──────── Records provided

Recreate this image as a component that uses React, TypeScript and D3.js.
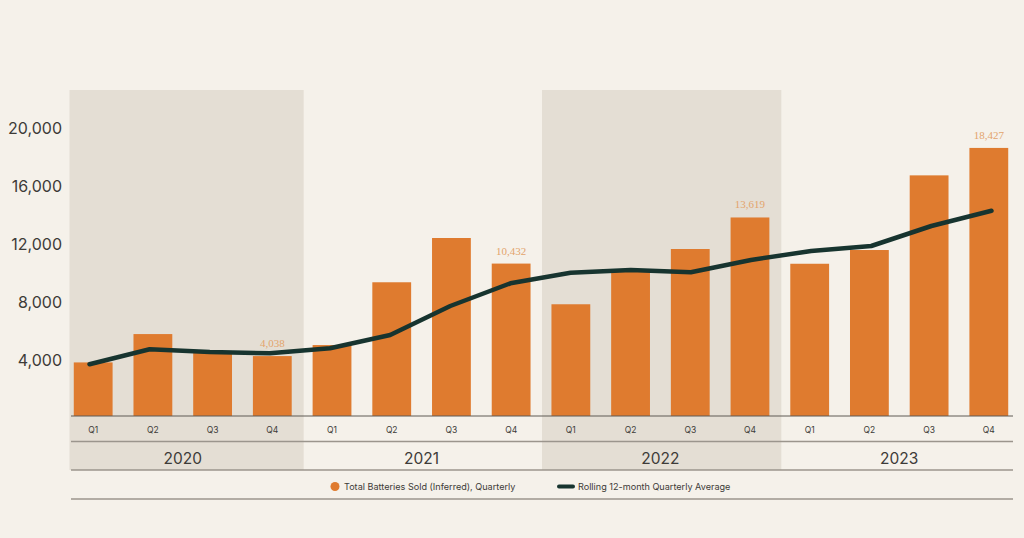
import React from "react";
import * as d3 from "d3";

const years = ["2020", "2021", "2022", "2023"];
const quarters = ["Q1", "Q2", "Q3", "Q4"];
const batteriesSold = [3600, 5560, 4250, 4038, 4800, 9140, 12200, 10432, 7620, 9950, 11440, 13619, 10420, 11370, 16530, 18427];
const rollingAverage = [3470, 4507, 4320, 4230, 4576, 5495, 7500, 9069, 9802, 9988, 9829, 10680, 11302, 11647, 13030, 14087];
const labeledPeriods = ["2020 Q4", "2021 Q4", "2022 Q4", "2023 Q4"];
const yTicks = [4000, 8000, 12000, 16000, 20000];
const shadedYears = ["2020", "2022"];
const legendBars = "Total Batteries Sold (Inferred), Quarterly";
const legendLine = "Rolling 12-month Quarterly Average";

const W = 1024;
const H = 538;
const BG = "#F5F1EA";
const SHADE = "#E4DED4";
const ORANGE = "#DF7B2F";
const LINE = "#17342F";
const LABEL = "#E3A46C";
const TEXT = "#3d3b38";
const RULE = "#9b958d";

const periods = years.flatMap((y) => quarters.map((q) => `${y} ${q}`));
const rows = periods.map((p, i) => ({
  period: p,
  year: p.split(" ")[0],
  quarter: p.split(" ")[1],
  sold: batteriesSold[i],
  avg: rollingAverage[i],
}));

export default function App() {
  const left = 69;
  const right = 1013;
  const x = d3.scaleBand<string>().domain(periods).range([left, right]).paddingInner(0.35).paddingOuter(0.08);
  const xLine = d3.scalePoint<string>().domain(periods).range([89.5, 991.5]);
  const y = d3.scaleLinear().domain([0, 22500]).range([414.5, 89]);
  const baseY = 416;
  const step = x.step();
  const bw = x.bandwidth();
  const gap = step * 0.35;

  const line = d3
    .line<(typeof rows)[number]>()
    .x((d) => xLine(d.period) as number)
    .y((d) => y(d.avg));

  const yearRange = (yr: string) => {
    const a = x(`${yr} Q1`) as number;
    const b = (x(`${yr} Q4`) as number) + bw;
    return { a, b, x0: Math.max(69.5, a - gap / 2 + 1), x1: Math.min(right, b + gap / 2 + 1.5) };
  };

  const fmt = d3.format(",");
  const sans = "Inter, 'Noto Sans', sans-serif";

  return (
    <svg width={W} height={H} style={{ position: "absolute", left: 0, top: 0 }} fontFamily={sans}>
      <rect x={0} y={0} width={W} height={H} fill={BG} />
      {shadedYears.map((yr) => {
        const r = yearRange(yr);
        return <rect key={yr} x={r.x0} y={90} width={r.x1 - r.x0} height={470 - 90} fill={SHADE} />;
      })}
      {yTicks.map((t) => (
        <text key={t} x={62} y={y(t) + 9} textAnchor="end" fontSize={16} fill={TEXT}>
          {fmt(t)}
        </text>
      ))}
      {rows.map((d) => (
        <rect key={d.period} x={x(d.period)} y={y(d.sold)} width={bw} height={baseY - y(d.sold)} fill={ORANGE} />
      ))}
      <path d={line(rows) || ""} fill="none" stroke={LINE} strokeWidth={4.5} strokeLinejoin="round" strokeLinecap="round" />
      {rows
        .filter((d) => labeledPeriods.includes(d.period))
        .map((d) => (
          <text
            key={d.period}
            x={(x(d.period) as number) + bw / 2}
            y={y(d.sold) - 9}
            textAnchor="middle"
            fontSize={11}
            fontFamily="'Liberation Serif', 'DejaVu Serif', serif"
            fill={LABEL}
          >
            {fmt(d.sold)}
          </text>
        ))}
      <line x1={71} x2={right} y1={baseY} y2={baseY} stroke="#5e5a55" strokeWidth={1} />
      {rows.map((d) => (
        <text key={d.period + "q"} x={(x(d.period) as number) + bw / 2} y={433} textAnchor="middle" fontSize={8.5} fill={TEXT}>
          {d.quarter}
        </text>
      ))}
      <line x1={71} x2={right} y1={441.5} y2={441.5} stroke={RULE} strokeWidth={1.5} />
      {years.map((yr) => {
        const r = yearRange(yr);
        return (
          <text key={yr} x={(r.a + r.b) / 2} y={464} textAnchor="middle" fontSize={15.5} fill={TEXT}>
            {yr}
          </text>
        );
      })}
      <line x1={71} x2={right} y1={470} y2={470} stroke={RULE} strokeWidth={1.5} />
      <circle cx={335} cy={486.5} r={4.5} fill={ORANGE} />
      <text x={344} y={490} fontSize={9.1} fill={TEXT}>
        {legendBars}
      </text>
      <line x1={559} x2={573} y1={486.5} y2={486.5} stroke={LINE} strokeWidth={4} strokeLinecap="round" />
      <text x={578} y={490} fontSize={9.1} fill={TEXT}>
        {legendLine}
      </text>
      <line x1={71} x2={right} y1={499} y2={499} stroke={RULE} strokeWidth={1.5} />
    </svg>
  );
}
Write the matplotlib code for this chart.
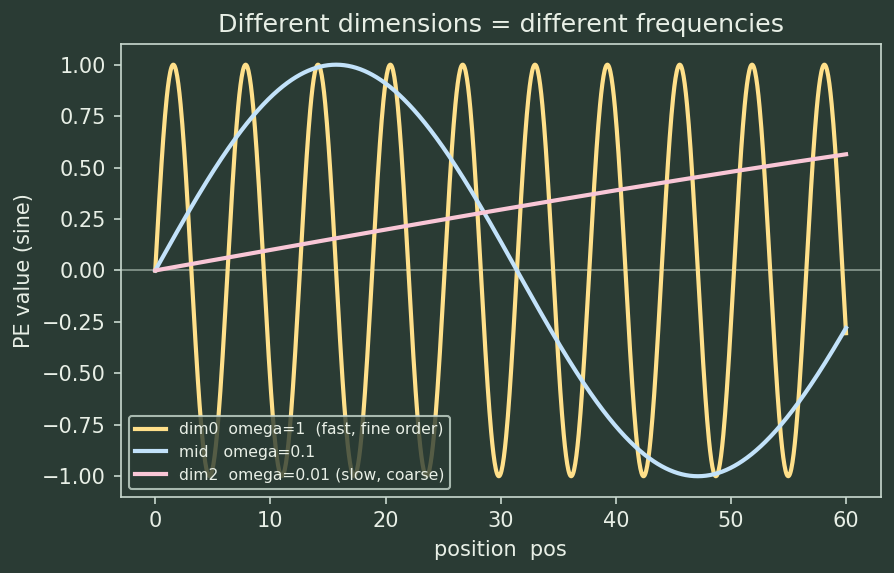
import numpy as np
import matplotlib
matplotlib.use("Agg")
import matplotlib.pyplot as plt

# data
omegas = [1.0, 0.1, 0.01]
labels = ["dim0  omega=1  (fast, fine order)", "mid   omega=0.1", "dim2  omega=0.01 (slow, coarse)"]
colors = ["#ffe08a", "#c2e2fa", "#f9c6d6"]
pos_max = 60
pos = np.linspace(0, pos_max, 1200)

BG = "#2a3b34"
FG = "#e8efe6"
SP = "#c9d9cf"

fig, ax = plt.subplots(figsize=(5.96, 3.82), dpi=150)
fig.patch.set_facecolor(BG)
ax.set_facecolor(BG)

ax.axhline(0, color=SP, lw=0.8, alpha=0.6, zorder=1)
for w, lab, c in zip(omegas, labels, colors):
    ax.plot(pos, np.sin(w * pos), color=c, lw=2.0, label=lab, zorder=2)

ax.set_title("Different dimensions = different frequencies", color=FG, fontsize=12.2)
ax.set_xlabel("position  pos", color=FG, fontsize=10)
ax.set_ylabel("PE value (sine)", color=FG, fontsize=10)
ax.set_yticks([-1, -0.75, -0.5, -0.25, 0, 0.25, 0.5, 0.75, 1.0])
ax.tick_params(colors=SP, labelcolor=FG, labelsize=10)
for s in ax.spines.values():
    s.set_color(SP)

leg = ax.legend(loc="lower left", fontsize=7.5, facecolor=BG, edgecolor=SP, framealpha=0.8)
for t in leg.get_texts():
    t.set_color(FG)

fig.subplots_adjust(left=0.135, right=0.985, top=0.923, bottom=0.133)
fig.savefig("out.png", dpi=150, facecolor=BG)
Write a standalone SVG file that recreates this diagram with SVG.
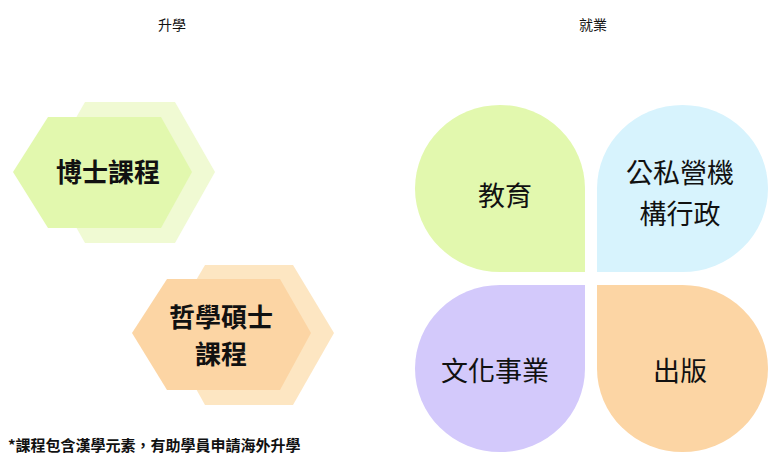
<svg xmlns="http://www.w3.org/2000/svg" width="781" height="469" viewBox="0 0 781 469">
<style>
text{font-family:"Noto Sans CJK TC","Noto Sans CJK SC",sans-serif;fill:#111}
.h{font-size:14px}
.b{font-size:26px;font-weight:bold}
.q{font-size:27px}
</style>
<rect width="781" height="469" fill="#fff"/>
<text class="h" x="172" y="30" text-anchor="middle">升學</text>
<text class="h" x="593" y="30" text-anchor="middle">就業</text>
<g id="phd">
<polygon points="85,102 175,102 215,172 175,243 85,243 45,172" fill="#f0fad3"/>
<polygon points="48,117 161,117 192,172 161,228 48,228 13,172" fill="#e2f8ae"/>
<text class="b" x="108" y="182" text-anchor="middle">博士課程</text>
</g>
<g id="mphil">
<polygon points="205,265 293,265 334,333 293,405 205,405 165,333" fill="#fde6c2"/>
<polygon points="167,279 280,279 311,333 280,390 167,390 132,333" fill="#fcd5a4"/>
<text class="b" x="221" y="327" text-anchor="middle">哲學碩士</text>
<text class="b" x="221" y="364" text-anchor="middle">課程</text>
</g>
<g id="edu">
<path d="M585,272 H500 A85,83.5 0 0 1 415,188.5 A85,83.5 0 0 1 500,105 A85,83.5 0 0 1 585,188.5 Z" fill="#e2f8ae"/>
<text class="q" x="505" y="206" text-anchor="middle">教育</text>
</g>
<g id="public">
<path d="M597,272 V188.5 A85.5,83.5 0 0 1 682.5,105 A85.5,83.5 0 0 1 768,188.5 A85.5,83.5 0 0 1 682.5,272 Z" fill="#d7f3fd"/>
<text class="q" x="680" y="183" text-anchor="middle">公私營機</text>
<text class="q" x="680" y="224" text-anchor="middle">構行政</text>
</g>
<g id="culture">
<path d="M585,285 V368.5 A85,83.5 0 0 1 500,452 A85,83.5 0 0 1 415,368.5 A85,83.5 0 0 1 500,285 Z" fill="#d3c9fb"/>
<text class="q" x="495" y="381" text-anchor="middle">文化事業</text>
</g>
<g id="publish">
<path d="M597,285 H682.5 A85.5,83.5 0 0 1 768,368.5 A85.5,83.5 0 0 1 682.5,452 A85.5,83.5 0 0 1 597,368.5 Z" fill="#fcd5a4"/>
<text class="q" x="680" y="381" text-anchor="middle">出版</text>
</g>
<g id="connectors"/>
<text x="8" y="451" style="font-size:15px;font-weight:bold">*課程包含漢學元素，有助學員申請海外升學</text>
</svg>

────────────────

Task to carry out →
Word for word, repeat the lines above from the one with "Write the matplotlib code for this chart." through the one with "ax.plot(pos, np.sin(w *", and nothing beyond them. Omit the pictures.

Response for this exercise →
Write the matplotlib code for this chart.
import numpy as np
import matplotlib
matplotlib.use("Agg")
import matplotlib.pyplot as plt

# data
omegas = [1.0, 0.1, 0.01]
labels = ["dim0  omega=1  (fast, fine order)", "mid   omega=0.1", "dim2  omega=0.01 (slow, coarse)"]
colors = ["#ffe08a", "#c2e2fa", "#f9c6d6"]
pos_max = 60
pos = np.linspace(0, pos_max, 1200)

BG = "#2a3b34"
FG = "#e8efe6"
SP = "#c9d9cf"

fig, ax = plt.subplots(figsize=(5.96, 3.82), dpi=150)
fig.patch.set_facecolor(BG)
ax.set_facecolor(BG)

ax.axhline(0, color=SP, lw=0.8, alpha=0.6, zorder=1)
for w, lab, c in zip(omegas, labels, colors):
    ax.plot(pos, np.sin(w * pos), color=c, lw=2.0, label=lab, zorder=2)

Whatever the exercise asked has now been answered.